The announcement on Monday June 23, that Checkpoint is acquiring OatSystems brought back memories of the heady days of the hype cycle (I think that’s what Gartner calls it) of RFID technology. It has a personal closeness to my heart, as those were also the early days of my analyst career. We were encouraged to be thought leaders, and RFID was just about the only new game in town (apart from markdown optimization, which was an easy sell to someone like me).  So, everyone had an opinion.
There was a time when RFID tags were going to be, depending on your point of view, the solution to all the world’s problems or a sure sign of the end of days, with the government acquiring the ability to monitor everything from what we buy and eat to where we walk and talk. Back in those heady Wal-Mart mandate days, a few analysts sat scratching their heads. I was one of them. I kept asking myself questions like, “Do I really want my refrigerator to tell me when it’s time to buy more milk?” and “How much labor will having an RFID tag on cases and pallets really save over a bar-coded license plate?” Most importantly, “Do I want my local department store making helpful suggestions on how I might improve on the outfit I’m wearing when I arrive in the store?” In other words, I was skeptical. It was not “popular” opinion.
There was only one choice. Jump off the hype wagon and start thinking less like an analyst and more like a retailer. I was able to wrap my head a around a few things quickly:
·         Merchandise Provenance – If you know general merchandise and apparel, the phrase “diverters” or “grey market” means something to you. You know it means that retailers or distributors take advantage of buying truckloads of merchandise on “special” and re-selling it at a profit to retailers that original manufacturers would rather not include in their brand image.
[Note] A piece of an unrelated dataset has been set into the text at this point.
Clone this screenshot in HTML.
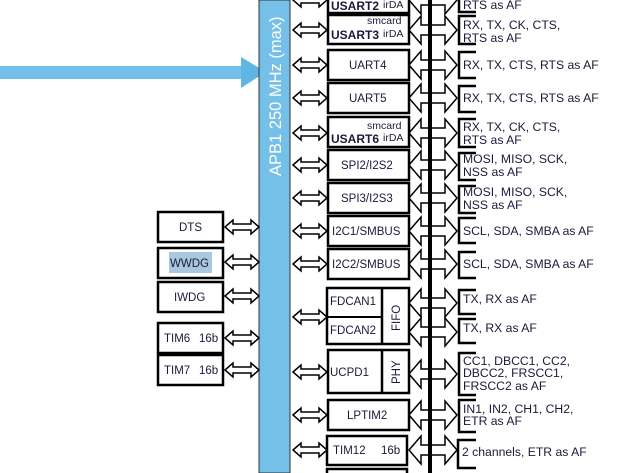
<!DOCTYPE html>
<html><head><meta charset="utf-8"><style>
html,body{margin:0;padding:0;background:#fff;}
svg{display:block;font-family:"Liberation Sans",Arial,sans-serif;}
.b{fill:#fff;stroke:#000;stroke-width:2.5;}
.a{fill:#fff;stroke:#000;stroke-width:1.5;}
.br{fill:none;stroke:#000;stroke-width:2.5;}
.t{font-size:11.5px;fill:#1a1a3a;}
.r{font-size:12.2px;fill:#1a1a3a;}
.s{font-size:10.5px;fill:#1a1a3a;}
</style></head><body>
<svg width="618" height="473" viewBox="0 0 618 473" xmlns="http://www.w3.org/2000/svg">
<rect x="0" y="66" width="245" height="13" fill="#74c0e8"/>
<polygon points="241,57 266,72 241,88" fill="#5eb6e4"/>
<rect x="259" y="0" width="31" height="473" fill="#74c0e8" stroke="#333" stroke-width="1"/>
<text transform="translate(281,176) rotate(-90)" font-size="16.5" fill="#fff">APB1 250 MHz (max)</text>

<g class="a">
<path d="M293 0 L301 -7 L301 -3 L319 -3 L319 -7 L327 0 L319 7 L319 3 L301 3 L301 7Z"/>
<path d="M293 30 L301 23 L301 27 L319 27 L319 23 L327 30 L319 37 L319 33 L301 33 L301 37Z"/>
<path d="M293 65 L301 58 L301 62 L319 62 L319 58 L327 65 L319 72 L319 68 L301 68 L301 72Z"/>
<path d="M293 98 L301 91 L301 95 L319 95 L319 91 L327 98 L319 105 L319 101 L301 101 L301 105Z"/>
<path d="M293 133 L301 126 L301 130 L319 130 L319 126 L327 133 L319 140 L319 136 L301 136 L301 140Z"/>
<path d="M293 165 L301 158 L301 162 L319 162 L319 158 L327 165 L319 172 L319 168 L301 168 L301 172Z"/>
<path d="M293 198 L301 191 L301 195 L319 195 L319 191 L327 198 L319 205 L319 201 L301 201 L301 205Z"/>
<path d="M293 231 L301 224 L301 228 L319 228 L319 224 L327 231 L319 238 L319 234 L301 234 L301 238Z"/>
<path d="M293 264 L301 257 L301 261 L319 261 L319 257 L327 264 L319 271 L319 267 L301 267 L301 271Z"/>
<path d="M293 317 L301 310 L301 314 L319 314 L319 310 L327 317 L319 324 L319 320 L301 320 L301 324Z"/>
<path d="M293 372 L301 365 L301 369 L319 369 L319 365 L327 372 L319 379 L319 375 L301 375 L301 379Z"/>
<path d="M293 415 L301 408 L301 412 L319 412 L319 408 L327 415 L319 422 L319 418 L301 418 L301 422Z"/>
<path d="M293 450 L301 443 L301 447 L319 447 L319 443 L327 450 L319 457 L319 453 L301 453 L301 457Z"/>
<path d="M225 227 L233 220 L233 224 L251 224 L251 220 L259 227 L251 234 L251 230 L233 230 L233 234Z"/>
<path d="M225 262 L233 255 L233 259 L251 259 L251 255 L259 262 L251 269 L251 265 L233 265 L233 269Z"/>
<path d="M225 296 L233 289 L233 293 L251 293 L251 289 L259 296 L251 303 L251 299 L233 299 L233 303Z"/>
<path d="M225 338 L233 331 L233 335 L251 335 L251 331 L259 338 L251 345 L251 341 L233 341 L233 345Z"/>
<path d="M225 370 L233 363 L233 367 L251 367 L251 363 L259 370 L251 377 L251 373 L233 373 L233 377Z"/>
</g>

<g class="a">
<path d="M409 0 L421 -14 L421 -5 L445 -5 L445 -14 L457 0 L445 14 L445 5 L421 5 L421 14Z"/>
<path d="M409 30 L421 16 L421 25 L445 25 L445 16 L457 30 L445 44 L445 35 L421 35 L421 44Z"/>
<path d="M409 65 L421 51 L421 60 L445 60 L445 51 L457 65 L445 79 L445 70 L421 70 L421 79Z"/>
<path d="M409 98 L421 84 L421 93 L445 93 L445 84 L457 98 L445 112 L445 103 L421 103 L421 112Z"/>
<path d="M409 133 L421 119 L421 128 L445 128 L445 119 L457 133 L445 147 L445 138 L421 138 L421 147Z"/>
<path d="M409 165 L421 151 L421 160 L445 160 L445 151 L457 165 L445 179 L445 170 L421 170 L421 179Z"/>
<path d="M409 198 L421 184 L421 193 L445 193 L445 184 L457 198 L445 212 L445 203 L421 203 L421 212Z"/>
<path d="M409 231 L421 217 L421 226 L445 226 L445 217 L457 231 L445 245 L445 236 L421 236 L421 245Z"/>
<path d="M409 264 L421 250 L421 259 L445 259 L445 250 L457 264 L445 278 L445 269 L421 269 L421 278Z"/>
<path d="M409 303 L421 289 L421 298 L445 298 L445 289 L457 303 L445 317 L445 308 L421 308 L421 317Z"/>
<path d="M409 332 L421 318 L421 327 L445 327 L445 318 L457 332 L445 346 L445 337 L421 337 L421 346Z"/>
<path d="M409 374 L421 360 L421 369 L445 369 L445 360 L457 374 L445 388 L445 379 L421 379 L421 388Z"/>
<path d="M409 415 L421 401 L421 410 L445 410 L445 401 L457 415 L445 429 L445 420 L421 420 L421 429Z"/>
<path d="M409 450 L421 436 L421 445 L445 445 L445 436 L457 450 L445 464 L445 455 L421 455 L421 464Z"/>
</g>
<rect x="428" y="0" width="4" height="473" fill="#000"/>

<rect class="b" x="328" y="-10" width="81" height="23"/>
<rect class="b" x="328" y="15" width="81" height="29"/>
<rect class="b" x="328" y="50" width="81" height="30"/>
<rect class="b" x="328" y="83" width="81" height="30"/>
<rect class="b" x="328" y="117" width="81" height="30"/>
<rect class="b" x="328" y="150" width="81" height="30"/>
<rect class="b" x="328" y="183" width="81" height="30"/>
<rect class="b" x="328" y="216" width="81" height="30"/>
<rect class="b" x="328" y="249" width="81" height="30"/>
<rect class="b" x="327" y="288" width="82" height="56"/>
<line x1="382" y1="288" x2="382" y2="344" stroke="#000" stroke-width="2.5"/>
<line x1="327" y1="317" x2="382" y2="317" stroke="#000" stroke-width="2"/>
<rect class="b" x="328" y="350" width="81" height="43"/>
<line x1="382" y1="350" x2="382" y2="393" stroke="#000" stroke-width="2.5"/>
<rect class="b" x="328" y="400" width="81" height="30"/>
<rect class="b" x="327" y="436" width="80" height="29"/>
<rect class="b" x="327" y="469" width="80" height="10"/>

<g class="t">
<text x="331" y="10" font-weight="bold" font-size="12">USART2</text><text x="383" y="8" class="s">irDA</text>
<text x="367" y="24" class="s">smcard</text>
<text x="331" y="39" font-weight="bold" font-size="12">USART3</text><text x="383" y="37" class="s">irDA</text>
<text x="349" y="69">UART4</text>
<text x="349" y="102">UART5</text>
<text x="367" y="129" class="s">smcard</text>
<text x="331" y="143" font-weight="bold" font-size="12">USART6</text><text x="383" y="141" class="s">irDA</text>
<text x="341" y="169">SPI2/I2S2</text>
<text x="341" y="202">SPI3/I2S3</text>
<text x="332" y="235">I2C1/SMBUS</text>
<text x="332" y="268">I2C2/SMBUS</text>
<text x="330" y="305">FDCAN1</text>
<text x="330" y="334">FDCAN2</text>
<text transform="translate(400,331) rotate(-90)">FIFO</text>
<text x="330" y="376">UCPD1</text>
<text transform="translate(400,384) rotate(-90)">PHY</text>
<text x="347" y="419">LPTIM2</text>
<text x="333" y="454">TIM12</text><text x="381" y="454">16b</text>
</g>

<rect class="b" x="158" y="212" width="65" height="30"/>
<rect class="b" x="158" y="248" width="65" height="30"/>
<rect class="b" x="158" y="282" width="65" height="30"/>
<rect class="b" x="158" y="323" width="65" height="30"/>
<rect class="b" x="158" y="355" width="65" height="30"/>
<rect x="169" y="252" width="43" height="21" fill="#a8c8e0"/>
<g class="t">
<text x="179" y="231">DTS</text>
<text x="170" y="267">WWDG</text>
<text x="174" y="301">IWDG</text>
<text x="164" y="342">TIM6</text><text x="199" y="342">16b</text>
<text x="164" y="374">TIM7</text><text x="199" y="374">16b</text>
</g>

<g class="br">
<path d="M476 -5 L459 -5 L459 12 L476 12"/>
<path d="M476 16 L459 16 L459 44 L476 44"/>
<path d="M476 52 L459 52 L459 78 L476 78"/>
<path d="M476 86 L459 86 L459 112 L476 112"/>
<path d="M476 119 L459 119 L459 147 L476 147"/>
<path d="M476 153 L459 153 L459 180 L476 180"/>
<path d="M476 186 L459 186 L459 213 L476 213"/>
<path d="M476 218 L459 218 L459 243 L476 243"/>
<path d="M476 252 L459 252 L459 278 L476 278"/>
<path d="M476 290 L459 290 L459 314 L476 314"/>
<path d="M476 319 L459 319 L459 343 L476 343"/>
<path d="M476 353 L459 353 L459 395 L476 395"/>
<path d="M476 400 L459 400 L459 432 L476 432"/>
<path d="M476 440 L458 440 L458 468 L476 468"/>
</g>
<g class="r">
<text x="463" y="9">RTS as AF</text>
<text x="463" y="29">RX, TX, CK, CTS,</text><text x="463" y="42">RTS as AF</text>
<text x="463" y="69">RX, TX, CTS, RTS as AF</text>
<text x="463" y="102">RX, TX, CTS, RTS as AF</text>
<text x="463" y="131">RX, TX, CK, CTS,</text><text x="463" y="144">RTS as AF</text>
<text x="463" y="163">MOSI, MISO, SCK,</text><text x="463" y="176">NSS as AF</text>
<text x="463" y="196">MOSI, MISO, SCK,</text><text x="463" y="209">NSS as AF</text>
<text x="463" y="235">SCL, SDA, SMBA as AF</text>
<text x="463" y="268">SCL, SDA, SMBA as AF</text>
<text x="463" y="303">TX, RX as AF</text>
<text x="463" y="332">TX, RX as AF</text>
<text x="463" y="365">CC1, DBCC1, CC2,</text><text x="463" y="377">DBCC2,  FRSCC1,</text><text x="463" y="390">FRSCC2 as AF</text>
<text x="463" y="413">IN1, IN2, CH1, CH2,</text><text x="463" y="425">ETR as AF</text>
<text x="462" y="456">2 channels, ETR as AF</text>
</g>
</svg>
</body></html>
So, for example, when you went to the now-departed Fayva Shoe Store and found a pair of Reeboks, you could be pretty well assured that product was purchased from a diverter. I could understand how Reebok might want to trace back the “chain of custody” to understand how that particular item ended up in such an undesirable location.
 
·         Visibility in the Store – A unit of apparel and footwear is more than just a style. It’s a style, in a particular size, in a particular color. And it’s really easy for a product to get put on the wrong rack or a wrong shelf. Gap did some early tests around the “out of stock” issue, and found that much of the time (I seem to recall it was 47% or better) the seemingly out of stock merchandise was right in the store. Maybe it was in a dressing room. Perhaps it was on the wrong rack. Or maybe a customer was about to walk out with it in her handbag. Gap abandoned its test because the price of readers still was too high to gain full store coverage.
We know that diverters can cost brand managers some amount of money and definite loss of brand “caché.” No one likes to see genuine high-end goods at a flea market. And heaven knows, the retail industry has beaten the drum about out-of-stocks costing sales and irritating customers. But there’s this third thing… and it is the thousand pound gorilla in the room.  Retailers spend a fortune in time and money taking physical inventories in their stores. The cost is not just to pay an outside service bureau to actually take them – there’s a ton of time and payroll associated with preparation, cut-offs and overall tidying up the store. Most of the time, while these inventories may achieve financial accuracy, at a sku level, the numbers are… lacking.
So, I’m taking off that analyst hat again, and thinking like a retailer. I remember the days when we used to close our distribution centers for 4 days at the end of the fiscal year so the auditors could supervise a full physical inventory of the DC. And I’m remembering how the advent of bar-code and locator systems gradually has reduced, if not eliminated completely the need for those full-fledged physicals. They’ve been replaced by cycle counts, which cause far less disruption and are ultimately more accurate. On any given day, retailers have a better idea what’s in their distribution centers than they did in the days of annual physical inventories.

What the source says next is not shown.